What you should have is some reasonable number of non-zero files. Even
though the code is limited-memory (only uses a certain number of prior
steps, default 8) a few extra are kept so one can increase the number
of histories used if desired. (Before someone asks, to my knowledge
nobody currently knows how to adequately determine the best number of
prior steps to use for this type of algorithm.)

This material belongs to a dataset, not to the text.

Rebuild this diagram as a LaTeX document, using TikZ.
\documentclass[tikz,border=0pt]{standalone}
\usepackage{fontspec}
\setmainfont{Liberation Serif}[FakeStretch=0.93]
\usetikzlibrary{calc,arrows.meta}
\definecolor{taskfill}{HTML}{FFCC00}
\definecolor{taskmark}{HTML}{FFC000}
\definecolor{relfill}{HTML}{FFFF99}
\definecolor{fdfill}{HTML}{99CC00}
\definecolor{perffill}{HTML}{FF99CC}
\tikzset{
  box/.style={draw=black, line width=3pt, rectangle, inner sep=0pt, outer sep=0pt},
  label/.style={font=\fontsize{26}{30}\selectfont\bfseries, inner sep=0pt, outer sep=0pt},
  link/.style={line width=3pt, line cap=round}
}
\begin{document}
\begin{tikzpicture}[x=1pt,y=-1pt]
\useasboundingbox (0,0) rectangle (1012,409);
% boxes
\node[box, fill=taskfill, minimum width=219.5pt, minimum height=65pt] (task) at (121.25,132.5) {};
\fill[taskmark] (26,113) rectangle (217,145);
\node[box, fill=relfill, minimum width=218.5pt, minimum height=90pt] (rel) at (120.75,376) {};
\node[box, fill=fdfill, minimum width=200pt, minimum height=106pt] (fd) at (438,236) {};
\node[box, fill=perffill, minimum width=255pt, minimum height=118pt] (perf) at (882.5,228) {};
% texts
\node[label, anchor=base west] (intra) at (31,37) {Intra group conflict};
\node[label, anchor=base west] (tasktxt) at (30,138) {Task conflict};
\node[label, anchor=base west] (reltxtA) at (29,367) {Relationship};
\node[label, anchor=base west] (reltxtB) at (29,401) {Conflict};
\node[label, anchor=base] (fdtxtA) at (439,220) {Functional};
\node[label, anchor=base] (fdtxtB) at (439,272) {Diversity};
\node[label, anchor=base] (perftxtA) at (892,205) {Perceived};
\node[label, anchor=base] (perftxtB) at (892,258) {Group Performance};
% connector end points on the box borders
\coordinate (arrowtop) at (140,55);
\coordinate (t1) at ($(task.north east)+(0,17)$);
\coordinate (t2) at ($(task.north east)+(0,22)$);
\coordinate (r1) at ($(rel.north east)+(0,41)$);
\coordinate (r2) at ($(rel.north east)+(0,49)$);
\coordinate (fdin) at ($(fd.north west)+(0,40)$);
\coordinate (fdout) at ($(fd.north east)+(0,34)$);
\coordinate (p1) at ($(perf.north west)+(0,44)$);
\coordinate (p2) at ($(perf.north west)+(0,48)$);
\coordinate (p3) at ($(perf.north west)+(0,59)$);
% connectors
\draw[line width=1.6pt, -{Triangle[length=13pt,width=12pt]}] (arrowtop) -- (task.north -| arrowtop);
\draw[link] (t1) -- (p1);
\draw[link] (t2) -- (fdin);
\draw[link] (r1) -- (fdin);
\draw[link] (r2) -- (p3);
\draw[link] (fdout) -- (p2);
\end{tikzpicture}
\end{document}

When the transition from the old mixer to the new one took place,
three things may not have been done right (small bugs):

a) A parameter "riter" in many of the run??_lapw scripts was left at
20 (or 40). This was used in the past to reset the calculation after
some number of iterations but is now obsolete at least for MSEC1.
Unfortunately in the current scripts it only deletes case.broyd1 and
case.broyd2 which is correct for the older version, but not for the
new one. A patch is to set riter to a large number (9999) in the
scripts or use -r 9999 when running run??_lapw. (I am fairly sure
Peter will be releasing some patches soon.)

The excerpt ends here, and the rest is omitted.